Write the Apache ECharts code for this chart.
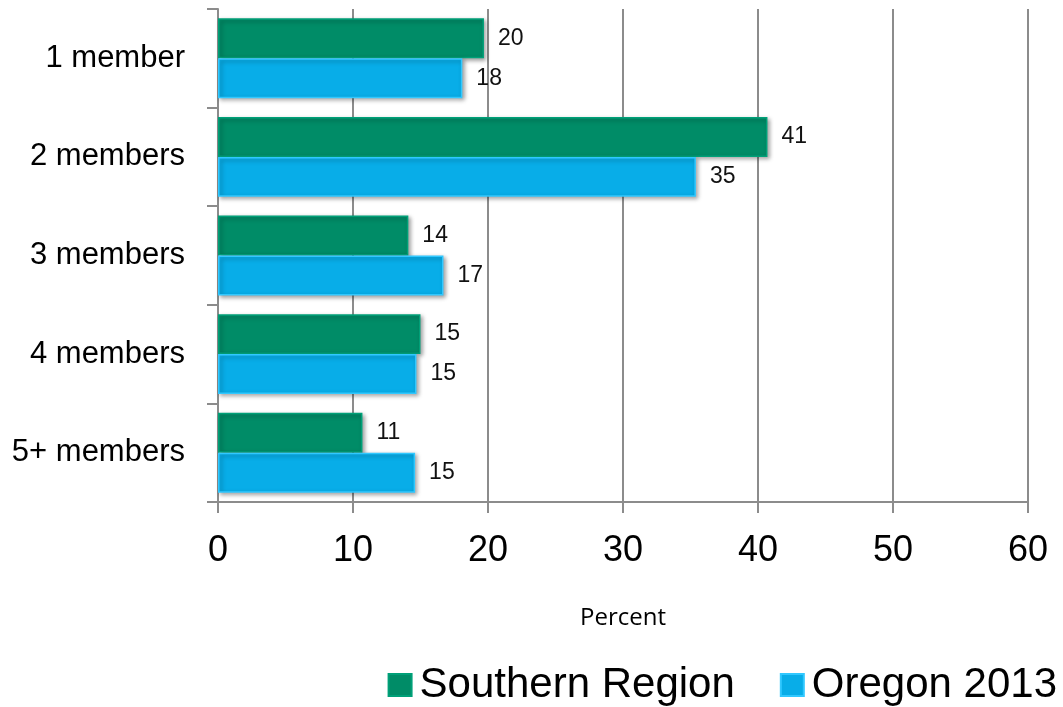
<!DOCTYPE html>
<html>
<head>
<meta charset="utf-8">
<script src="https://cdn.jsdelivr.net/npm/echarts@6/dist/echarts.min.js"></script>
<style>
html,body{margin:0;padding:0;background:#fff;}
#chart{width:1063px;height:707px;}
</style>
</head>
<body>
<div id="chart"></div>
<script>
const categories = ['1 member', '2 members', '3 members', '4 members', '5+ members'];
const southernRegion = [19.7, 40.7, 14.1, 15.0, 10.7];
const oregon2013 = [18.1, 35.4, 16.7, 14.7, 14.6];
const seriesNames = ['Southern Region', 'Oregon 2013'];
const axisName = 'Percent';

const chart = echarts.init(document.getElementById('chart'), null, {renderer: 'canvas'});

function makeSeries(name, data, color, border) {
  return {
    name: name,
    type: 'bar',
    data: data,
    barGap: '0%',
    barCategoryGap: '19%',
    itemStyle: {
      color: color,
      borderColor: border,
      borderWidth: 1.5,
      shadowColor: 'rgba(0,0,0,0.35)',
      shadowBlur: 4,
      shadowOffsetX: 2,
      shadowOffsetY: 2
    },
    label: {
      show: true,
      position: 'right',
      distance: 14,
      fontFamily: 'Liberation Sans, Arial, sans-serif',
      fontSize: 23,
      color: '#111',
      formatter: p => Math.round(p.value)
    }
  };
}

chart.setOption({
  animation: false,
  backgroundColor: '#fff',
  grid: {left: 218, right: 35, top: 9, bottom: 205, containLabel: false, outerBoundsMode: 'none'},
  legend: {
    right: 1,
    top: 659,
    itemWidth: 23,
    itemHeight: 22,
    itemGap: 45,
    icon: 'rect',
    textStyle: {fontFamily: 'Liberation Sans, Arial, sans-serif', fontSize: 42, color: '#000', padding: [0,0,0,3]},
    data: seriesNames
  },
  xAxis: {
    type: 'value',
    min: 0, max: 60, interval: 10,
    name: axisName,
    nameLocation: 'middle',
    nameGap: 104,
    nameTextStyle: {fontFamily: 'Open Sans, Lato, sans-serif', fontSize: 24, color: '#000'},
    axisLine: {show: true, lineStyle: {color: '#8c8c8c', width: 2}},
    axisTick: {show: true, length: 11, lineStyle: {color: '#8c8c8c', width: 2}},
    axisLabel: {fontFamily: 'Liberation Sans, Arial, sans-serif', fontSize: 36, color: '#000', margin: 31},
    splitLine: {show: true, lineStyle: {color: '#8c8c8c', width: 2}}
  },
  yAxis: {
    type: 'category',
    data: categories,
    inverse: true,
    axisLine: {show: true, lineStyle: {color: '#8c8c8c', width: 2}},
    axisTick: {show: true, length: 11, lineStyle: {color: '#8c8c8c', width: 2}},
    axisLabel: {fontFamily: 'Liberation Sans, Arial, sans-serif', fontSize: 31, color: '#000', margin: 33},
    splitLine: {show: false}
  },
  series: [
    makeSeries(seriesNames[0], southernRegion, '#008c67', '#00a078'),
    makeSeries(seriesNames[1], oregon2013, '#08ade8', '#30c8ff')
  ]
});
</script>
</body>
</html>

######

YOUR GOAL: Give the data above again in full and unchanged, skipping the pictures.

ANSWER TO THIS EXERCISE:
Write the Apache ECharts code for this chart.
<!DOCTYPE html>
<html>
<head>
<meta charset="utf-8">
<script src="https://cdn.jsdelivr.net/npm/echarts@6/dist/echarts.min.js"></script>
<style>
html,body{margin:0;padding:0;background:#fff;}
#chart{width:1063px;height:707px;}
</style>
</head>
<body>
<div id="chart"></div>
<script>
const categories = ['1 member', '2 members', '3 members', '4 members', '5+ members'];
const southernRegion = [19.7, 40.7, 14.1, 15.0, 10.7];
const oregon2013 = [18.1, 35.4, 16.7, 14.7, 14.6];
const seriesNames = ['Southern Region', 'Oregon 2013'];
const axisName = 'Percent';

const chart = echarts.init(document.getElementById('chart'), null, {renderer: 'canvas'});

function makeSeries(name, data, color, border) {
  return {
    name: name,
    type: 'bar',
    data: data,
    barGap: '0%',
    barCategoryGap: '19%',
    itemStyle: {
      color: color,
      borderColor: border,
      borderWidth: 1.5,
      shadowColor: 'rgba(0,0,0,0.35)',
      shadowBlur: 4,
      shadowOffsetX: 2,
      shadowOffsetY: 2
    },
    label: {
      show: true,
      position: 'right',
      distance: 14,
      fontFamily: 'Liberation Sans, Arial, sans-serif',
      fontSize: 23,
      color: '#111',
      formatter: p => Math.round(p.value)
    }
  };
}

chart.setOption({
  animation: false,
  backgroundColor: '#fff',
  grid: {left: 218, right: 35, top: 9, bottom: 205, containLabel: false, outerBoundsMode: 'none'},
  legend: {
    right: 1,
    top: 659,
    itemWidth: 23,
    itemHeight: 22,
    itemGap: 45,
    icon: 'rect',
    textStyle: {fontFamily: 'Liberation Sans, Arial, sans-serif', fontSize: 42, color: '#000', padding: [0,0,0,3]},
    data: seriesNames
  },
  xAxis: {
    type: 'value',
    min: 0, max: 60, interval: 10,
    name: axisName,
    nameLocation: 'middle',
    nameGap: 104,
    nameTextStyle: {fontFamily: 'Open Sans, Lato, sans-serif', fontSize: 24, color: '#000'},
    axisLine: {show: true, lineStyle: {color: '#8c8c8c', width: 2}},
    axisTick: {show: true, length: 11, lineStyle: {color: '#8c8c8c', width: 2}},
    axisLabel: {fontFamily: 'Liberation Sans, Arial, sans-serif', fontSize: 36, color: '#000', margin: 31},
    splitLine: {show: true, lineStyle: {color: '#8c8c8c', width: 2}}
  },
  yAxis: {
    type: 'category',
    data: categories,
    inverse: true,
    axisLine: {show: true, lineStyle: {color: '#8c8c8c', width: 2}},
    axisTick: {show: true, length: 11, lineStyle: {color: '#8c8c8c', width: 2}},
    axisLabel: {fontFamily: 'Liberation Sans, Arial, sans-serif', fontSize: 31, color: '#000', margin: 33},
    splitLine: {show: false}
  },
  series: [
    makeSeries(seriesNames[0], southernRegion, '#008c67', '#00a078'),
    makeSeries(seriesNames[1], oregon2013, '#08ade8', '#30c8ff')
  ]
});
</script>
</body>
</html>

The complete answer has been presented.